In a broad sense, the families who protested the State-conducted violence and forced disappearances during the 1970s and 1980s were the forerunners of organizations and collectives that now proliferate across Mexico. The circumstances and perpetrators of today’s forced disappearances, widely estimated to surpass 100,000, might differ from those of the Dirty War, but the pain, terror and trauma suffered by the victims and their families is hauntingly familiar. Like the activism spawned from the Dirty War, the newer movements are largely led by women.

Post-ceremony, FEDEFAM-Mexico and its supporters gathered outside the historic city hall, holding aloof a banner displaying photos of the fallen and disappeared-Leticia Galarza, Alicia de los Ríos Merino and Florencia Soto, among numerous others.

“They weren’t the delinquents or criminals that the repressive government wanted to portray them as through its communications media,” said María Machuca. Victims “were taken away and disappeared. It’s not known were they are, if they live or where they are…”

“We don’t forget, we don’t forgive. We demand truth and justice,” chanted the FEDEFAM contingent, finishing with song:

“We still sing

We still ask

We still dream

We still wait…”

Faces of the Disappeared

As the former city hall emptied out and streams of holiday shoppers surged into the streets of downtown Juarez on a December day, Galarza reflected further on her group’s long struggle, how the world has changed and how it hasn’t.

“We came here to stone these offices,” Galarza recalled the polarization of decades ago. “(Government officials) closed the doors, the great big door here so we couldn’t break it. We once burned a bus here because they disappeared a student from the Technical Institute of Ciudad Juárez. I remember that his last name was Campos, and they disappeared a worker from the Echeverría Colonia, Antonio Pinedo, but we managed to have them presented alive.”

Galarza elaborated: “There was a heavy confrontation with the authorities. They denied that the White Brigade existed, and that they had detained the disappeared. It was total denial. In reality, our struggle and consistency were the love we had for our brothers and sisters, because they are persons who struggled not individually but collectively for the people, for food, education and housing. At least now we have something with this progressive government.”

Nowadays, FEDEFAM and others are visually altering the urban face of Ciudad Juárez in small but historically meaningful ways. According to Galarza, relatives of the disappeared are placing commemorative plaques on their homes, while Alta Vista high school has done the same to memorialize that institution’s episodes with repression. FEDEFAM-Mexico is proposing that the names of officials responsible for the 20th century repression, such as President Gustavo Díaz Ordaz, who presided over the 1968 massacre of student protestors in Mexico City, be removed from public monuments, signage and streets like Díaz Ordaz Viaduct in Ciudad Juárez.

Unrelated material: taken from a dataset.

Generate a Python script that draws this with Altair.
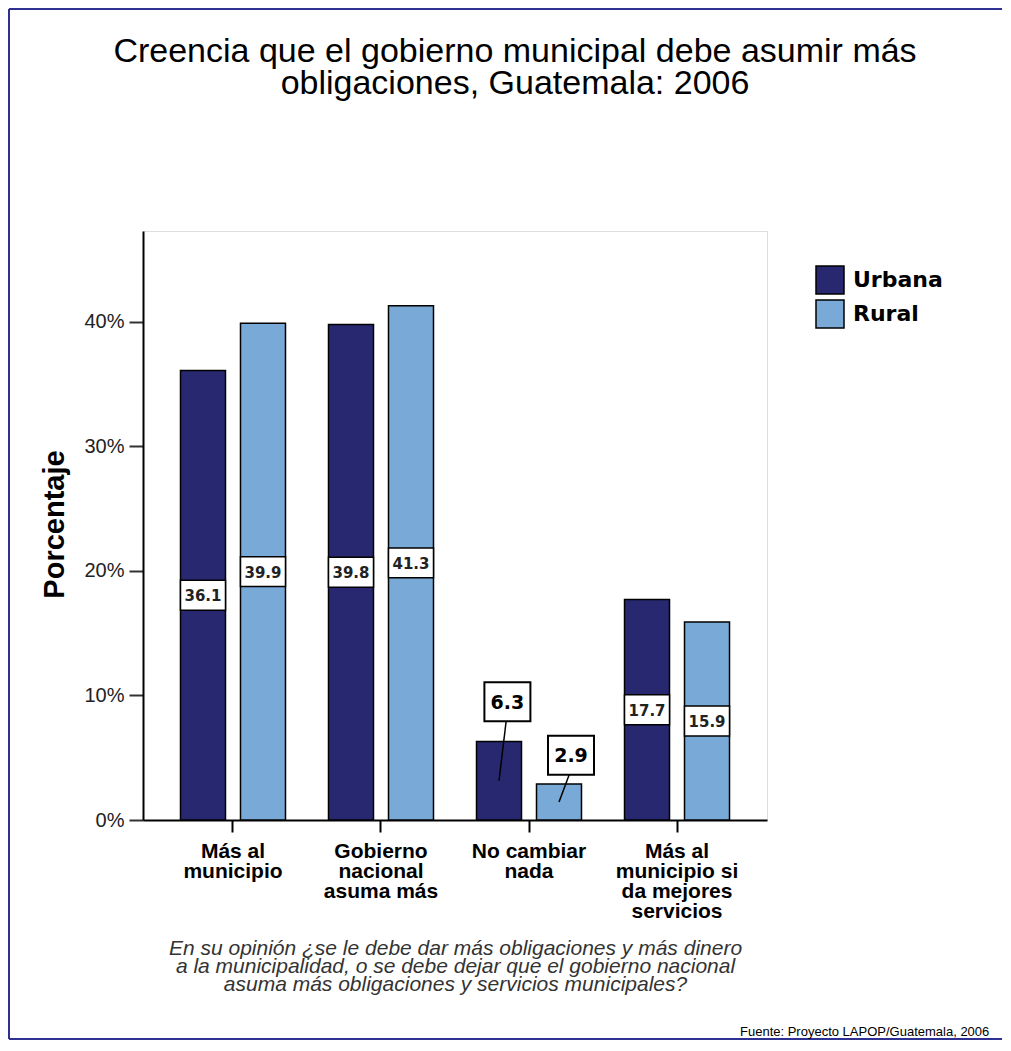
import altair as alt
import pandas as pd

# ---------------- data ----------------
categories = [
    "Más al\nmunicipio",
    "Gobierno\nnacional\nasuma más",
    "No cambiar\nnada",
    "Más al\nmunicipio si\nda mejores\nservicios",
]
areas = ["Urbana", "Rural"]
urbana = [36.1, 39.8, 6.3, 17.7]
rural = [39.9, 41.3, 2.9, 15.9]
colors = ["#27286F", "#79A9D7"]

title_lines = ["Creencia que el gobierno municipal debe asumir más",
               "obligaciones, Guatemala: 2006"]
question_lines = [
    "En su opinión ¿se le debe dar más obligaciones y más dinero",
    "a la municipalidad, o se debe dejar que el gobierno nacional",
    "asuma más obligaciones y servicios municipales?",
]
source_text = "Fuente: Proyecto LAPOP/Guatemala, 2006"

# callout labels drawn above the two small bars
callout_cat = [categories[2], categories[2]]
callout_area = ["Urbana", "Rural"]
callout_value = [6.3, 2.9]
callout_center = [9.5, 5.2]      # label box centre (percent)
callout_shift = [0.28, 0.40]     # horizontal nudge in offset units

# ---------------- tables ----------------
rows = []
for i, c in enumerate(categories):
    rows.append({"cat": c, "area": "Urbana", "value": urbana[i]})
    rows.append({"cat": c, "area": "Rural", "value": rural[i]})
df = pd.DataFrame(rows)

co = pd.DataFrame({"cat": callout_cat, "area": callout_area,
                   "value": callout_value, "center": callout_center,
                   "shift": callout_shift})

lead_rows = []
for i in range(len(callout_cat)):
    base = -1 if callout_area[i] == "Urbana" else 1
    lead_rows.append({"id": i, "cat": callout_cat[i], "off": base, "y": callout_value[i] / 2})
    lead_rows.append({"id": i, "cat": callout_cat[i], "off": base + callout_shift[i] * 0.85,
                      "y": callout_center[i] - 1.57})
lead = pd.DataFrame(lead_rows)

W, H = 624, 589
PAD_OUT = 0.108
STEP = W / (len(categories) + 2 * PAD_OUT)
Y_MAX = 47.3
xscale = alt.Scale(domain=categories, paddingInner=0, paddingOuter=PAD_OUT)
# offset measured from the band start: centre of band +/- 30 px
oscale = alt.Scale(domain=[-1, 1], range=[STEP / 2 - 30, STEP / 2 + 30])
yscale = alt.Scale(domain=[0, Y_MAX], nice=False, zero=True)

off_calc = "datum.area == 'Urbana' ? -1 : 1"

x_enc = alt.X(
    "cat:N", scale=xscale, sort=categories,
    axis=alt.Axis(
        labelExpr="split(datum.label, '\\n')",
        labelFont="Liberation Sans", labelFontSize=21, labelFontWeight="bold",
        labelColor="#000", labelLineHeight=20, labelPadding=8, labelAngle=0,
        tickSize=12, tickWidth=2, tickColor="#000",
        domainColor="#000", domainWidth=2,
        title=question_lines, titleFont="Liberation Sans", titleFontSize=21,
        titleFontStyle="italic", titleFontWeight="normal", titleColor="#333",
        titleLineHeight=18, titleY=134, titleBaseline="alphabetic",
    ),
)
y_enc = alt.Y(
    "value:Q", scale=yscale,
    axis=alt.Axis(
        values=[0, 10, 20, 30, 40], labelExpr="datum.value + '%'",
        labelFont="Liberation Sans", labelFontSize=20, labelColor="#222",
        labelPadding=5, tickSize=14, tickWidth=2, tickColor="#333",
        domainColor="#000", domainWidth=2, grid=False,
        title="Porcentaje", titleFont="Liberation Sans", titleFontSize=29,
        titleFontWeight="bold", titleColor="#000", titleX=-80, titleY=293,
        titleAngle=-90, titleAlign="center", titleBaseline="alphabetic",
    ),
)

base = alt.Chart(df).transform_calculate(off=off_calc)

bars = base.mark_bar(width=45, stroke="#000", strokeWidth=1.5, opacity=1).encode(
    x=x_enc,
    xOffset=alt.XOffset("off:Q", scale=oscale),
    y=y_enc,
    color=alt.Color(
        "area:N", scale=alt.Scale(domain=areas, range=colors),
        legend=alt.Legend(
            title=None, orient="none", legendX=672, legendY=34,
            symbolType="square", symbolSize=784, symbolStrokeColor="#000",
            symbolStrokeWidth=1.5, symbolOpacity=1,
            labelFont="DejaVu Sans", labelFontSize=22, labelFontWeight="bold",
            labelColor="#000", labelOffset=8, rowPadding=0, padding=0,
        ),
    ),
)

inside = base.transform_filter("datum.value >= 10").transform_calculate(
    lo="datum.value / 2 - 1.2", hi="datum.value / 2 + 1.2", mid="datum.value / 2"
)
in_box = inside.mark_bar(width=45, fill="#fff", stroke="#000", strokeWidth=1.5).encode(
    x=alt.X("cat:N", sort=categories),
    xOffset=alt.XOffset("off:Q", scale=oscale),
    y=alt.Y("lo:Q"), y2="hi:Q",
)
in_text = inside.mark_text(font="DejaVu Sans", fontSize=15, fontWeight="bold",
                           color="#222", baseline="middle", dy=1).encode(
    x=alt.X("cat:N", sort=categories),
    xOffset=alt.XOffset("off:Q", scale=oscale),
    y=alt.Y("mid:Q"),
    text=alt.Text("value:Q", format=".1f"),
)

cbase = alt.Chart(co).transform_calculate(
    off="(datum.area == 'Urbana' ? -1 : 1) + datum.shift",
    lo="datum.center - 1.57", hi="datum.center + 1.57",
)
leaders = alt.Chart(lead).mark_line(color="#000", strokeWidth=1.5).encode(
    x=alt.X("cat:N", sort=categories),
    xOffset=alt.XOffset("off:Q", scale=oscale),
    y=alt.Y("y:Q"),
    detail="id:N",
)
co_box = cbase.mark_bar(width=46, fill="#fff", stroke="#000", strokeWidth=2).encode(
    x=alt.X("cat:N", sort=categories),
    xOffset=alt.XOffset("off:Q", scale=oscale),
    y=alt.Y("lo:Q"), y2="hi:Q",
)
co_text = cbase.mark_text(font="DejaVu Sans", fontSize=19, fontWeight="bold",
                          color="#000", baseline="middle", dy=1).encode(
    x=alt.X("cat:N", sort=categories),
    xOffset=alt.XOffset("off:Q", scale=oscale),
    y=alt.Y("center:Q"),
    text=alt.Text("value:Q", format=".1f"),
)

one = pd.DataFrame({"k": [0]})
title_mark = alt.Chart(one).mark_text(
    text=title_lines, font="Liberation Sans", fontSize=34, lineHeight=32,
    align="center", baseline="alphabetic", color="#000",
).encode(x=alt.value(372), y=alt.value(-169))
source_mark = alt.Chart(one).mark_text(
    text=source_text, font="Liberation Sans", fontSize=13, align="left",
    baseline="alphabetic", color="#000",
).encode(x=alt.value(597), y=alt.value(805))

BORDER = "#2E3192"
border_top = alt.Chart(one).mark_rule(color=BORDER, strokeWidth=2).encode(
    x=alt.value(-134), x2=alt.value(859), y=alt.value(-222))
border_left = alt.Chart(one).mark_rule(color=BORDER, strokeWidth=2).encode(
    x=alt.value(-134), y=alt.value(-222), y2=alt.value(808))
border_bottom = alt.Chart(one).mark_rule(color=BORDER, strokeWidth=2).encode(
    x=alt.value(-134), x2=alt.value(859), y=alt.value(808))

chart = alt.layer(
    border_top, border_left, border_bottom,
    bars, in_box, in_text, leaders, co_box, co_text, title_mark, source_mark
).properties(
    width=W, height=H,
    padding={"left": 135, "top": 223, "right": 236, "bottom": 220},
    autosize=alt.AutoSizeParams(type="none"),
).configure_view(
    stroke="#A0A0A0", strokeWidth=2.5
).configure(background="#ffffff")

chart.save("out.html", embed_options={"renderer": "svg", "actions": False})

For Galarza and her fellow activists, however, the thrust of their movement is far from symbolic. They look forward to justice from a reinvigorated federal Truth Commission, which was established during the recent López Obrador administration to investigate State crimes against social, political and revolutionary movements and marginalized populations such gays and sex workers between 1965 and 1990.

Galarza said the Truth Commission has made some headway, but uncovering the fates of the disappeared remains the most pending and prickly matter, a task which rattles a complicated Pandora’s Box sealed by a “code of silence” prevailing among surviving perpetrators who could have been trained and advised by the United States, including at the School of the Americas, and other foreign entities.

“If (perpetrators) talk, they’ll have to talk about their sponsors, which was the U.S. government, and all their Israeli, Argentine and gringo advisors.”Many things still remain to be done, but we continue working. “We’re moving ahead until we get truth, justice, wholesale reparation and everything else, and aren’t going to tire and keel over.”